▸ Given exercise
Return the material exactly, first line through the line containing "const ref = useRef<HTMLDivElement>(null);", and nothing more. Pictures stay out.

▸ Provided data
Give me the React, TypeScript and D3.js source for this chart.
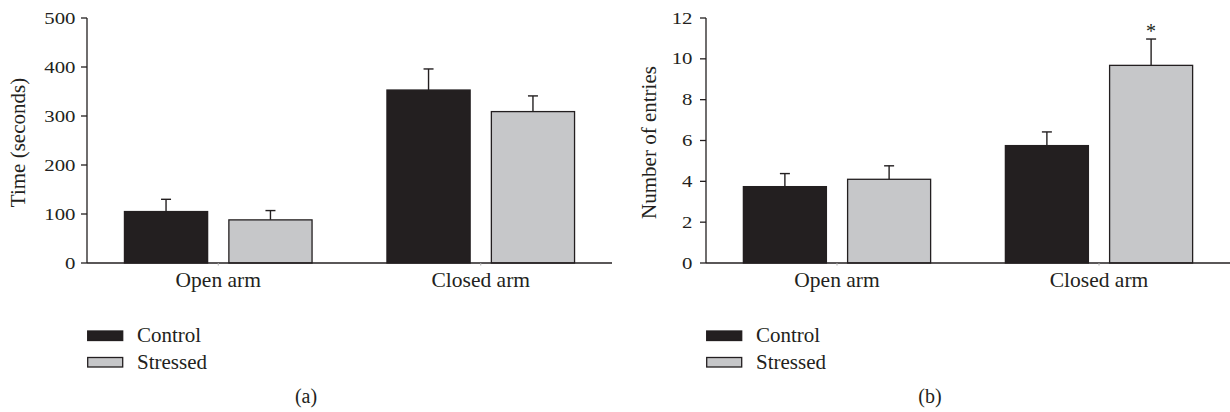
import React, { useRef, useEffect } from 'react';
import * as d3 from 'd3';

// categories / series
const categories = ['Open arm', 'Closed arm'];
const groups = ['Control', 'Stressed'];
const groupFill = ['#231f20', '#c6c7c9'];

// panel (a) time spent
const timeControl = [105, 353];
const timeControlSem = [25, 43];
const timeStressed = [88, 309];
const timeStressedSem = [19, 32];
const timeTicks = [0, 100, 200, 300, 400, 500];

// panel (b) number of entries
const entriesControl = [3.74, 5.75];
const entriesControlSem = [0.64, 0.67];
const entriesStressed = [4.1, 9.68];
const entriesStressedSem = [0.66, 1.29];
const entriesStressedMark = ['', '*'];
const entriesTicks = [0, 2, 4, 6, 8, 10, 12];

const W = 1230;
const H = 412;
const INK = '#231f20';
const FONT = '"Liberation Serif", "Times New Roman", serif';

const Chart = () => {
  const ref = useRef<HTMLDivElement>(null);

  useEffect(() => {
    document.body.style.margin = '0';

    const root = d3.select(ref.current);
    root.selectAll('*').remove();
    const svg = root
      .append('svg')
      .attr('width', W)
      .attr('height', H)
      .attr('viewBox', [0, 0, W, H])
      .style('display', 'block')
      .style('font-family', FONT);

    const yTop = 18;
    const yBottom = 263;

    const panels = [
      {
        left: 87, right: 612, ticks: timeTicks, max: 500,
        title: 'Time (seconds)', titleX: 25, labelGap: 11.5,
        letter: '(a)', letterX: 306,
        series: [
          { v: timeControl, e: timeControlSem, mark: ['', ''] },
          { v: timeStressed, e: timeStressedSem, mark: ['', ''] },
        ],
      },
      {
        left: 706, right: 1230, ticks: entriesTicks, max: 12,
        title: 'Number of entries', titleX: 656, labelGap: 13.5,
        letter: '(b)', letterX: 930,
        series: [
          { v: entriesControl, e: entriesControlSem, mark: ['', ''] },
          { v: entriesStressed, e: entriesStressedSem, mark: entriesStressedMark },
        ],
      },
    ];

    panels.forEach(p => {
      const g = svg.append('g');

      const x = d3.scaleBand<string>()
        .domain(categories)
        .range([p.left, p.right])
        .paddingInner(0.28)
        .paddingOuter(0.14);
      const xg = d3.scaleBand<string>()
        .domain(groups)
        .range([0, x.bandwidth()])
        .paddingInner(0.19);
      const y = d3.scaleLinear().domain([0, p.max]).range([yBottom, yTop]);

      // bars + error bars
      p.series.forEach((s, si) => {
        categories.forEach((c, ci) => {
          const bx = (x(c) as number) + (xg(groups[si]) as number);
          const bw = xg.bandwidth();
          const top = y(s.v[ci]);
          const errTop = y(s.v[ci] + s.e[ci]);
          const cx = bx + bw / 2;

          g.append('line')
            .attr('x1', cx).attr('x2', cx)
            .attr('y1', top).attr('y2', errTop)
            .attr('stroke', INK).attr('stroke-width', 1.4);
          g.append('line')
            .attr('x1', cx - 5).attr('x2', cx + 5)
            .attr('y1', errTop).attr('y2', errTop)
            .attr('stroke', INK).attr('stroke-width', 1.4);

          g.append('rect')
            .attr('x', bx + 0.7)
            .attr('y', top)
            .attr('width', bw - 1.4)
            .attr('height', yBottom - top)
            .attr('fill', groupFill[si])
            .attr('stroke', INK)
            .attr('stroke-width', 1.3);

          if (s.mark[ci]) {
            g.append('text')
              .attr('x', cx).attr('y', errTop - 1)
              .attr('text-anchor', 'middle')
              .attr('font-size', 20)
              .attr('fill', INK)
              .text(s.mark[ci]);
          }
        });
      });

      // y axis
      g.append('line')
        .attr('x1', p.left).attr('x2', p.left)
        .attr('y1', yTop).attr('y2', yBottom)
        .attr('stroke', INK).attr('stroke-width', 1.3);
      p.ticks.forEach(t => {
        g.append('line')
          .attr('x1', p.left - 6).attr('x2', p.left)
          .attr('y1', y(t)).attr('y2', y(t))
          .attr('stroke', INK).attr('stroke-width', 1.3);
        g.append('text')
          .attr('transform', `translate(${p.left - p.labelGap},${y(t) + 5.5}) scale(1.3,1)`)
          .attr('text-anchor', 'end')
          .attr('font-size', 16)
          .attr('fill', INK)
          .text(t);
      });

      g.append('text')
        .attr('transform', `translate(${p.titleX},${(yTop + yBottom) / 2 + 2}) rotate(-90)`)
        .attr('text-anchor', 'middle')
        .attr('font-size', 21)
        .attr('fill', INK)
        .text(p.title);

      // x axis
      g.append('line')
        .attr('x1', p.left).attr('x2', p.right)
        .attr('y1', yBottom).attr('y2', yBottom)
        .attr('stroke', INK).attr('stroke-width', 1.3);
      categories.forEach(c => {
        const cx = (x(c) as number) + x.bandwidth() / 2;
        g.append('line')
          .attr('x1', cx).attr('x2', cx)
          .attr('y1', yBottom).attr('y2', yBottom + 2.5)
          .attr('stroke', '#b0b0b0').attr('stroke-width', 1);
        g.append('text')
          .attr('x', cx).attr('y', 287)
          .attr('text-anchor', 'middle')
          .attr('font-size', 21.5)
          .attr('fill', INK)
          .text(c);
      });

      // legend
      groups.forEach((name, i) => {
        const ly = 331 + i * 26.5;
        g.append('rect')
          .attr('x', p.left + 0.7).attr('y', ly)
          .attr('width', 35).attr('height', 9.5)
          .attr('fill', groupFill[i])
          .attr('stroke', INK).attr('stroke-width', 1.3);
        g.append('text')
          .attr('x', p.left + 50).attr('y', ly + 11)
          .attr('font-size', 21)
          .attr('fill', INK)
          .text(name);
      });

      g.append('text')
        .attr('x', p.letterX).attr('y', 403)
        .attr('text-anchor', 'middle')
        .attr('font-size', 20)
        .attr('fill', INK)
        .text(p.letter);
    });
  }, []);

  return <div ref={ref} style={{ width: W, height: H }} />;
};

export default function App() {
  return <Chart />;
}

▸ Answer to this exercise
Give me the React, TypeScript and D3.js source for this chart.
import React, { useRef, useEffect } from 'react';
import * as d3 from 'd3';

// categories / series
const categories = ['Open arm', 'Closed arm'];
const groups = ['Control', 'Stressed'];
const groupFill = ['#231f20', '#c6c7c9'];

// panel (a) time spent
const timeControl = [105, 353];
const timeControlSem = [25, 43];
const timeStressed = [88, 309];
const timeStressedSem = [19, 32];
const timeTicks = [0, 100, 200, 300, 400, 500];

// panel (b) number of entries
const entriesControl = [3.74, 5.75];
const entriesControlSem = [0.64, 0.67];
const entriesStressed = [4.1, 9.68];
const entriesStressedSem = [0.66, 1.29];
const entriesStressedMark = ['', '*'];
const entriesTicks = [0, 2, 4, 6, 8, 10, 12];

const W = 1230;
const H = 412;
const INK = '#231f20';
const FONT = '"Liberation Serif", "Times New Roman", serif';

const Chart = () => {
  const ref = useRef<HTMLDivElement>(null);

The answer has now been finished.